- [GIVEN INFORMATION]:
** START **
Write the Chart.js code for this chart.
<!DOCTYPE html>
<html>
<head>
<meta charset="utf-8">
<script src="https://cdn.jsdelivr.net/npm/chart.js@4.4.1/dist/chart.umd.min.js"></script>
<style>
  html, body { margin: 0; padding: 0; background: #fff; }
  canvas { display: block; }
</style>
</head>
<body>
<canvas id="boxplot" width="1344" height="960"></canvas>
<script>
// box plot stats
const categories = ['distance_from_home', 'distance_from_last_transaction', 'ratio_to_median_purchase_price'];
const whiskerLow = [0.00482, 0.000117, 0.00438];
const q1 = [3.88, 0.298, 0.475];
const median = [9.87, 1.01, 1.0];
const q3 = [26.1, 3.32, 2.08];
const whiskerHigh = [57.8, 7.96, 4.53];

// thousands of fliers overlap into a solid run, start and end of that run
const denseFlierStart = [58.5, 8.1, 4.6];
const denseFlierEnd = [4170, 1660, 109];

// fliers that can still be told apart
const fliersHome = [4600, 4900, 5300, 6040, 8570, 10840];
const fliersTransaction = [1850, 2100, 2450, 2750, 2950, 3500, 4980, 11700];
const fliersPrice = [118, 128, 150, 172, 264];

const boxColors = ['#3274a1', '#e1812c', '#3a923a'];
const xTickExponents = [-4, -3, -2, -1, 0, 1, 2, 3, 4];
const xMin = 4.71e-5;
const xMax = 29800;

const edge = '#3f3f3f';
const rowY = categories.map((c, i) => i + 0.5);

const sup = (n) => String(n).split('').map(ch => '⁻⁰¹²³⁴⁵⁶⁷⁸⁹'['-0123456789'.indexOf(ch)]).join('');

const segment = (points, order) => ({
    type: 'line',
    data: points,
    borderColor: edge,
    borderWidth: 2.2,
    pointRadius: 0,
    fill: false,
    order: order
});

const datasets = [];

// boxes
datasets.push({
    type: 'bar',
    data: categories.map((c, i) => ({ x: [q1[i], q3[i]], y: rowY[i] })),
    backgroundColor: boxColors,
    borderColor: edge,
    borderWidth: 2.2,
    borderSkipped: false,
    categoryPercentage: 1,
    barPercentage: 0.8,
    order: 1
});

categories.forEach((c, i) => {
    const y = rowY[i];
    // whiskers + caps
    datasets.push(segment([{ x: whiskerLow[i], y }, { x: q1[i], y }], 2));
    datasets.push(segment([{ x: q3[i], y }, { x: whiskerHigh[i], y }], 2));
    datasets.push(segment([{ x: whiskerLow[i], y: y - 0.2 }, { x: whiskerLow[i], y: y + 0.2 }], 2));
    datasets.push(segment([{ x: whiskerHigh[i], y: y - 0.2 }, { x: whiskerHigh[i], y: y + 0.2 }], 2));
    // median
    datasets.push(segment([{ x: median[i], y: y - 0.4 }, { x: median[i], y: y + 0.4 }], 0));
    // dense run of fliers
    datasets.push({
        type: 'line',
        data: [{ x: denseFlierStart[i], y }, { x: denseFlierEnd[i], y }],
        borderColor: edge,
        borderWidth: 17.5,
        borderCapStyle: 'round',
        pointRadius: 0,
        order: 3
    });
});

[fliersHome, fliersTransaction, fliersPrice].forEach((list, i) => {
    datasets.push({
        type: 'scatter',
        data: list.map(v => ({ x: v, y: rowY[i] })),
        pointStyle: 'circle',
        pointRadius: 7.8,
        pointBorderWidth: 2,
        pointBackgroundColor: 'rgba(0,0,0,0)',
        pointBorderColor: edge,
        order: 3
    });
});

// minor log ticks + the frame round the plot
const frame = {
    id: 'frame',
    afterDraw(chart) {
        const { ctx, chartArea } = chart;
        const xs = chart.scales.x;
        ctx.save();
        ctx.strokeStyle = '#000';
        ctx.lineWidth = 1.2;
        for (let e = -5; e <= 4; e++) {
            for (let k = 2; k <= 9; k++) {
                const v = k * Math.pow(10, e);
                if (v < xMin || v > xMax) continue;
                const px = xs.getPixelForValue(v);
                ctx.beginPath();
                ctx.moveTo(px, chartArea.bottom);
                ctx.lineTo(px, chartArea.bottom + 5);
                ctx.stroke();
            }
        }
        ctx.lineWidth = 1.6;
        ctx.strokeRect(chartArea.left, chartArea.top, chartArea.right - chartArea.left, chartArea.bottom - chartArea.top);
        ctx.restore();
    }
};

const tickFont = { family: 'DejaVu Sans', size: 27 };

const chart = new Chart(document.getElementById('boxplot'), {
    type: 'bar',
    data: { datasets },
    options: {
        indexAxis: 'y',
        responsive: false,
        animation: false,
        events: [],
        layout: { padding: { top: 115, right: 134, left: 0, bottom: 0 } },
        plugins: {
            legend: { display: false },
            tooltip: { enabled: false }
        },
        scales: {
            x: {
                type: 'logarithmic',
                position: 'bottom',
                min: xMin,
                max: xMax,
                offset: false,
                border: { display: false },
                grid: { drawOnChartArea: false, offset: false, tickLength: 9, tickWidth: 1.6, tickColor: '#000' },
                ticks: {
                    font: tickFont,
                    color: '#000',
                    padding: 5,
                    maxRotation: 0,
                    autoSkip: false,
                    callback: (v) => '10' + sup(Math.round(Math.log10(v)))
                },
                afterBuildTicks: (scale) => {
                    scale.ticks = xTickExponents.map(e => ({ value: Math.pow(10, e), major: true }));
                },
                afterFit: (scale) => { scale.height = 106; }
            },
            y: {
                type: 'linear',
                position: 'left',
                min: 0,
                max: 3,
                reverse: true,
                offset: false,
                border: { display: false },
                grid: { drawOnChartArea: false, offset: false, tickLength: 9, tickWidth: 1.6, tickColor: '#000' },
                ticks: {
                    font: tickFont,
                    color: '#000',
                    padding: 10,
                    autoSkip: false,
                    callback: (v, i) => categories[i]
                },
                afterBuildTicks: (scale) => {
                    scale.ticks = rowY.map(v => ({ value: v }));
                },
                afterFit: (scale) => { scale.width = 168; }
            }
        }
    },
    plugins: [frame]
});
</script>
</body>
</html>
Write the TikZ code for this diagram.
** END **
Go back to the listing above and please repeat it exactly.

Write the Chart.js code for this chart.
<!DOCTYPE html>
<html>
<head>
<meta charset="utf-8">
<script src="https://cdn.jsdelivr.net/npm/chart.js@4.4.1/dist/chart.umd.min.js"></script>
<style>
  html, body { margin: 0; padding: 0; background: #fff; }
  canvas { display: block; }
</style>
</head>
<body>
<canvas id="boxplot" width="1344" height="960"></canvas>
<script>
// box plot stats
const categories = ['distance_from_home', 'distance_from_last_transaction', 'ratio_to_median_purchase_price'];
const whiskerLow = [0.00482, 0.000117, 0.00438];
const q1 = [3.88, 0.298, 0.475];
const median = [9.87, 1.01, 1.0];
const q3 = [26.1, 3.32, 2.08];
const whiskerHigh = [57.8, 7.96, 4.53];

// thousands of fliers overlap into a solid run, start and end of that run
const denseFlierStart = [58.5, 8.1, 4.6];
const denseFlierEnd = [4170, 1660, 109];

// fliers that can still be told apart
const fliersHome = [4600, 4900, 5300, 6040, 8570, 10840];
const fliersTransaction = [1850, 2100, 2450, 2750, 2950, 3500, 4980, 11700];
const fliersPrice = [118, 128, 150, 172, 264];

const boxColors = ['#3274a1', '#e1812c', '#3a923a'];
const xTickExponents = [-4, -3, -2, -1, 0, 1, 2, 3, 4];
const xMin = 4.71e-5;
const xMax = 29800;

const edge = '#3f3f3f';
const rowY = categories.map((c, i) => i + 0.5);

const sup = (n) => String(n).split('').map(ch => '⁻⁰¹²³⁴⁵⁶⁷⁸⁹'['-0123456789'.indexOf(ch)]).join('');

const segment = (points, order) => ({
    type: 'line',
    data: points,
    borderColor: edge,
    borderWidth: 2.2,
    pointRadius: 0,
    fill: false,
    order: order
});

const datasets = [];

// boxes
datasets.push({
    type: 'bar',
    data: categories.map((c, i) => ({ x: [q1[i], q3[i]], y: rowY[i] })),
    backgroundColor: boxColors,
    borderColor: edge,
    borderWidth: 2.2,
    borderSkipped: false,
    categoryPercentage: 1,
    barPercentage: 0.8,
    order: 1
});

categories.forEach((c, i) => {
    const y = rowY[i];
    // whiskers + caps
    datasets.push(segment([{ x: whiskerLow[i], y }, { x: q1[i], y }], 2));
    datasets.push(segment([{ x: q3[i], y }, { x: whiskerHigh[i], y }], 2));
    datasets.push(segment([{ x: whiskerLow[i], y: y - 0.2 }, { x: whiskerLow[i], y: y + 0.2 }], 2));
    datasets.push(segment([{ x: whiskerHigh[i], y: y - 0.2 }, { x: whiskerHigh[i], y: y + 0.2 }], 2));
    // median
    datasets.push(segment([{ x: median[i], y: y - 0.4 }, { x: median[i], y: y + 0.4 }], 0));
    // dense run of fliers
    datasets.push({
        type: 'line',
        data: [{ x: denseFlierStart[i], y }, { x: denseFlierEnd[i], y }],
        borderColor: edge,
        borderWidth: 17.5,
        borderCapStyle: 'round',
        pointRadius: 0,
        order: 3
    });
});

[fliersHome, fliersTransaction, fliersPrice].forEach((list, i) => {
    datasets.push({
        type: 'scatter',
        data: list.map(v => ({ x: v, y: rowY[i] })),
        pointStyle: 'circle',
        pointRadius: 7.8,
        pointBorderWidth: 2,
        pointBackgroundColor: 'rgba(0,0,0,0)',
        pointBorderColor: edge,
        order: 3
    });
});

// minor log ticks + the frame round the plot
const frame = {
    id: 'frame',
    afterDraw(chart) {
        const { ctx, chartArea } = chart;
        const xs = chart.scales.x;
        ctx.save();
        ctx.strokeStyle = '#000';
        ctx.lineWidth = 1.2;
        for (let e = -5; e <= 4; e++) {
            for (let k = 2; k <= 9; k++) {
                const v = k * Math.pow(10, e);
                if (v < xMin || v > xMax) continue;
                const px = xs.getPixelForValue(v);
                ctx.beginPath();
                ctx.moveTo(px, chartArea.bottom);
                ctx.lineTo(px, chartArea.bottom + 5);
                ctx.stroke();
            }
        }
        ctx.lineWidth = 1.6;
        ctx.strokeRect(chartArea.left, chartArea.top, chartArea.right - chartArea.left, chartArea.bottom - chartArea.top);
        ctx.restore();
    }
};

const tickFont = { family: 'DejaVu Sans', size: 27 };

const chart = new Chart(document.getElementById('boxplot'), {
    type: 'bar',
    data: { datasets },
    options: {
        indexAxis: 'y',
        responsive: false,
        animation: false,
        events: [],
        layout: { padding: { top: 115, right: 134, left: 0, bottom: 0 } },
        plugins: {
            legend: { display: false },
            tooltip: { enabled: false }
        },
        scales: {
            x: {
                type: 'logarithmic',
                position: 'bottom',
                min: xMin,
                max: xMax,
                offset: false,
                border: { display: false },
                grid: { drawOnChartArea: false, offset: false, tickLength: 9, tickWidth: 1.6, tickColor: '#000' },
                ticks: {
                    font: tickFont,
                    color: '#000',
                    padding: 5,
                    maxRotation: 0,
                    autoSkip: false,
                    callback: (v) => '10' + sup(Math.round(Math.log10(v)))
                },
                afterBuildTicks: (scale) => {
                    scale.ticks = xTickExponents.map(e => ({ value: Math.pow(10, e), major: true }));
                },
                afterFit: (scale) => { scale.height = 106; }
            },
            y: {
                type: 'linear',
                position: 'left',
                min: 0,
                max: 3,
                reverse: true,
                offset: false,
                border: { display: false },
                grid: { drawOnChartArea: false, offset: false, tickLength: 9, tickWidth: 1.6, tickColor: '#000' },
                ticks: {
                    font: tickFont,
                    color: '#000',
                    padding: 10,
                    autoSkip: false,
                    callback: (v, i) => categories[i]
                },
                afterBuildTicks: (scale) => {
                    scale.ticks = rowY.map(v => ({ value: v }));
                },
                afterFit: (scale) => { scale.width = 168; }
            }
        }
    },
    plugins: [frame]
});
</script>
</body>
</html>
Write the TikZ code for this diagram.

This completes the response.